Take the material below and retype it in full; pictures are left out.

Charts and diagrams as code ::
################
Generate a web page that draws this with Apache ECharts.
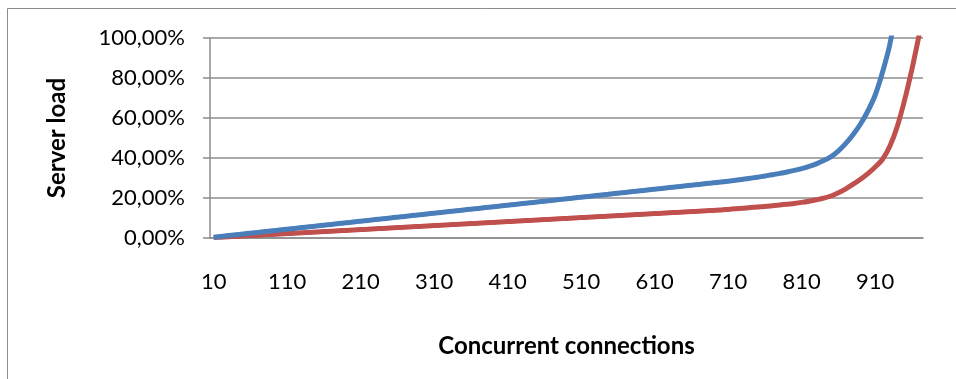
<!DOCTYPE html>
<html>
<head>
<meta charset="utf-8">
<script src="https://cdn.jsdelivr.net/npm/echarts@6/dist/echarts.min.js"></script>
<style>
html,body{margin:0;padding:0;background:#fff;}
#c{width:956px;height:379px;}
</style>
</head>
<body>
<div id="c"></div>
<script>
var categories = [10,20,30,40,50,60,70,80,90,100,110,120,130,140,150,160,170,180,190,200,210,220,230,240,250,260,270,280,290,300,310,320,330,340,350,360,370,380,390,400,410,420,430,440,450,460,470,480,490,500,510,520,530,540,550,560,570,580,590,600,610,620,630,640,650,660,670,680,690,700,710,720,730,740,750,760,770,780,790,800,810,820,830,840,850,860,870,880,890,900,910,920,930,940,950,960,970];

var blueLoad = [0.4,0.8,1.2,1.6,2.0,2.4,2.8,3.2,3.6,4.0,
4.4,4.8,5.2,5.6,6.0,6.4,6.8,7.2,7.6,8.0,
8.4,8.8,9.2,9.6,10.0,10.4,10.8,11.2,11.6,12.0,
12.4,12.8,13.2,13.6,14.0,14.4,14.8,15.2,15.6,16.0,
16.4,16.8,17.2,17.6,18.0,18.4,18.8,19.2,19.6,20.0,
20.4,20.8,21.2,21.6,22.0,22.4,22.8,23.2,23.6,24.0,
24.4,24.8,25.2,25.6,26.0,26.4,26.8,27.2,27.6,28.0,
28.4,28.9,29.4,29.9,30.4,31.0,31.6,32.3,33.0,33.8,
34.7,35.8,37.1,38.7,40.7,43.6,47.3,51.8,57.0,63.5,
71.5,83.0,97.0,118.0,null,null,null];

var redLoad = [0.2,0.4,0.6,0.8,1.0,1.2,1.4,1.6,1.8,2.0,
2.2,2.4,2.6,2.8,3.0,3.2,3.4,3.6,3.8,4.0,
4.2,4.4,4.6,4.8,5.0,5.2,5.4,5.6,5.8,6.0,
6.2,6.4,6.6,6.8,7.0,7.2,7.4,7.6,7.8,8.0,
8.2,8.4,8.6,8.8,9.0,9.2,9.4,9.6,9.8,10.0,
10.2,10.4,10.6,10.8,11.0,11.2,11.4,11.6,11.8,12.0,
12.2,12.4,12.6,12.8,13.0,13.2,13.4,13.6,13.8,14.0,
14.3,14.6,14.9,15.2,15.5,15.8,16.1,16.5,16.9,17.3,
17.8,18.4,19.1,19.9,21.0,22.6,24.6,26.9,29.4,32.2,
35.5,39.4,46.0,55.8,69.0,84.5,102.0];

var yTicks = [0,20,40,60,80,100];

var chart = echarts.init(document.getElementById('c'), null, {renderer:'canvas'});
var gridColor = '#8c8c8c';
chart.setOption({
  backgroundColor: '#ffffff',
  animation: false,
  graphic: [{
    type: 'rect',
    shape: {x: 7.5, y: 8.5, width: 1000, height: 500},
    style: {fill: 'none', stroke: '#8c8c8c', lineWidth: 1},
    silent: true
  }],
  grid: {left: 210, right: 33, top: 38, bottom: 141, containLabel: false},
  xAxis: {
    type: 'category',
    data: categories,
    boundaryGap: true,
    name: 'Concurrent connections',
    nameLocation: 'middle',
    nameGap: 96,
    nameTextStyle: {fontFamily: 'Lato', fontWeight: 'bold', fontSize: 24, color: '#000'},
    axisLine: {show: true, lineStyle: {color: gridColor, width: 1.5}},
    axisTick: {show: false},
    axisLabel: {interval: 9, margin: 33, fontFamily: 'Lato', fontSize: 22, color: '#000'},
    splitLine: {show: false}
  },
  yAxis: {
    type: 'value',
    min: yTicks[0],
    max: yTicks[yTicks.length - 1],
    interval: 20,
    name: 'Server load',
    nameLocation: 'middle',
    nameRotate: 90,
    nameGap: 141,
    nameTextStyle: {fontFamily: 'Lato', fontWeight: 'bold', fontSize: 24, color: '#000'},
    axisLine: {show: true, lineStyle: {color: gridColor, width: 1.5}},
    axisTick: {show: true, length: 7, lineStyle: {color: gridColor, width: 1.5}},
    axisLabel: {margin: 25, fontFamily: 'Lato', fontSize: 22, color: '#000',
      formatter: function (v) { return v.toFixed(2).replace('.', ',') + '%'; }},
    splitLine: {show: true, lineStyle: {color: gridColor, width: 1.5}}
  },
  series: [
    {name: 'Red', type: 'line', data: redLoad, showSymbol: false, symbol: 'none', smooth: 0.3, clip: true,
      lineStyle: {color: '#C0504D', width: 5}, itemStyle: {color: '#C0504D'}},
    {name: 'Blue', type: 'line', data: blueLoad, showSymbol: false, symbol: 'none', smooth: 0.3, clip: true,
      lineStyle: {color: '#4A7EBB', width: 5}, itemStyle: {color: '#4A7EBB'}}
  ]
});
</script>
</body>
</html>
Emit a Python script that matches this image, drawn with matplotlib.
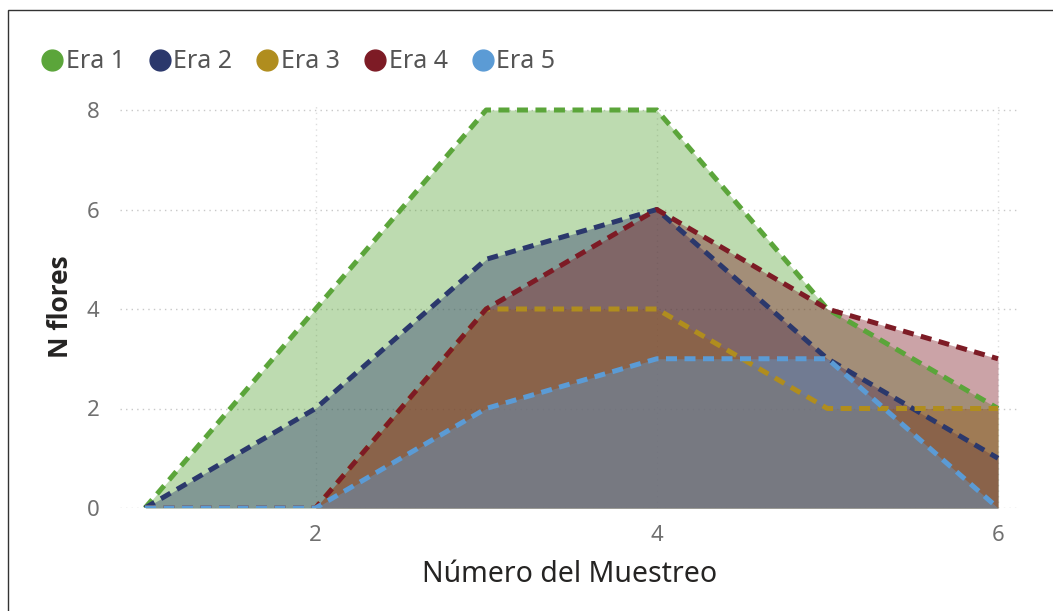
################
REPLY TO THE EXERCISE ::
Generate a web page that draws this with Apache ECharts.
<!DOCTYPE html>
<html>
<head>
<meta charset="utf-8">
<script src="https://cdn.jsdelivr.net/npm/echarts@6/dist/echarts.min.js"></script>
<style>
html,body{margin:0;padding:0;background:#fff;}
#c{width:956px;height:379px;}
</style>
</head>
<body>
<div id="c"></div>
<script>
var categories = [10,20,30,40,50,60,70,80,90,100,110,120,130,140,150,160,170,180,190,200,210,220,230,240,250,260,270,280,290,300,310,320,330,340,350,360,370,380,390,400,410,420,430,440,450,460,470,480,490,500,510,520,530,540,550,560,570,580,590,600,610,620,630,640,650,660,670,680,690,700,710,720,730,740,750,760,770,780,790,800,810,820,830,840,850,860,870,880,890,900,910,920,930,940,950,960,970];

var blueLoad = [0.4,0.8,1.2,1.6,2.0,2.4,2.8,3.2,3.6,4.0,
4.4,4.8,5.2,5.6,6.0,6.4,6.8,7.2,7.6,8.0,
8.4,8.8,9.2,9.6,10.0,10.4,10.8,11.2,11.6,12.0,
12.4,12.8,13.2,13.6,14.0,14.4,14.8,15.2,15.6,16.0,
16.4,16.8,17.2,17.6,18.0,18.4,18.8,19.2,19.6,20.0,
20.4,20.8,21.2,21.6,22.0,22.4,22.8,23.2,23.6,24.0,
24.4,24.8,25.2,25.6,26.0,26.4,26.8,27.2,27.6,28.0,
28.4,28.9,29.4,29.9,30.4,31.0,31.6,32.3,33.0,33.8,
34.7,35.8,37.1,38.7,40.7,43.6,47.3,51.8,57.0,63.5,
71.5,83.0,97.0,118.0,null,null,null];

var redLoad = [0.2,0.4,0.6,0.8,1.0,1.2,1.4,1.6,1.8,2.0,
2.2,2.4,2.6,2.8,3.0,3.2,3.4,3.6,3.8,4.0,
4.2,4.4,4.6,4.8,5.0,5.2,5.4,5.6,5.8,6.0,
6.2,6.4,6.6,6.8,7.0,7.2,7.4,7.6,7.8,8.0,
8.2,8.4,8.6,8.8,9.0,9.2,9.4,9.6,9.8,10.0,
10.2,10.4,10.6,10.8,11.0,11.2,11.4,11.6,11.8,12.0,
12.2,12.4,12.6,12.8,13.0,13.2,13.4,13.6,13.8,14.0,
14.3,14.6,14.9,15.2,15.5,15.8,16.1,16.5,16.9,17.3,
17.8,18.4,19.1,19.9,21.0,22.6,24.6,26.9,29.4,32.2,
35.5,39.4,46.0,55.8,69.0,84.5,102.0];

var yTicks = [0,20,40,60,80,100];

var chart = echarts.init(document.getElementById('c'), null, {renderer:'canvas'});
var gridColor = '#8c8c8c';
chart.setOption({
  backgroundColor: '#ffffff',
  animation: false,
  graphic: [{
    type: 'rect',
    shape: {x: 7.5, y: 8.5, width: 1000, height: 500},
    style: {fill: 'none', stroke: '#8c8c8c', lineWidth: 1},
    silent: true
  }],
  grid: {left: 210, right: 33, top: 38, bottom: 141, containLabel: false},
  xAxis: {
    type: 'category',
    data: categories,
    boundaryGap: true,
    name: 'Concurrent connections',
    nameLocation: 'middle',
    nameGap: 96,
    nameTextStyle: {fontFamily: 'Lato', fontWeight: 'bold', fontSize: 24, color: '#000'},
    axisLine: {show: true, lineStyle: {color: gridColor, width: 1.5}},
    axisTick: {show: false},
    axisLabel: {interval: 9, margin: 33, fontFamily: 'Lato', fontSize: 22, color: '#000'},
    splitLine: {show: false}
  },
  yAxis: {
    type: 'value',
    min: yTicks[0],
    max: yTicks[yTicks.length - 1],
    interval: 20,
    name: 'Server load',
    nameLocation: 'middle',
    nameRotate: 90,
    nameGap: 141,
    nameTextStyle: {fontFamily: 'Lato', fontWeight: 'bold', fontSize: 24, color: '#000'},
    axisLine: {show: true, lineStyle: {color: gridColor, width: 1.5}},
    axisTick: {show: true, length: 7, lineStyle: {color: gridColor, width: 1.5}},
    axisLabel: {margin: 25, fontFamily: 'Lato', fontSize: 22, color: '#000',
      formatter: function (v) { return v.toFixed(2).replace('.', ',') + '%'; }},
    splitLine: {show: true, lineStyle: {color: gridColor, width: 1.5}}
  },
  series: [
    {name: 'Red', type: 'line', data: redLoad, showSymbol: false, symbol: 'none', smooth: 0.3, clip: true,
      lineStyle: {color: '#C0504D', width: 5}, itemStyle: {color: '#C0504D'}},
    {name: 'Blue', type: 'line', data: blueLoad, showSymbol: false, symbol: 'none', smooth: 0.3, clip: true,
      lineStyle: {color: '#4A7EBB', width: 5}, itemStyle: {color: '#4A7EBB'}}
  ]
});
</script>
</body>
</html>
Emit a Python script that matches this image, drawn with matplotlib.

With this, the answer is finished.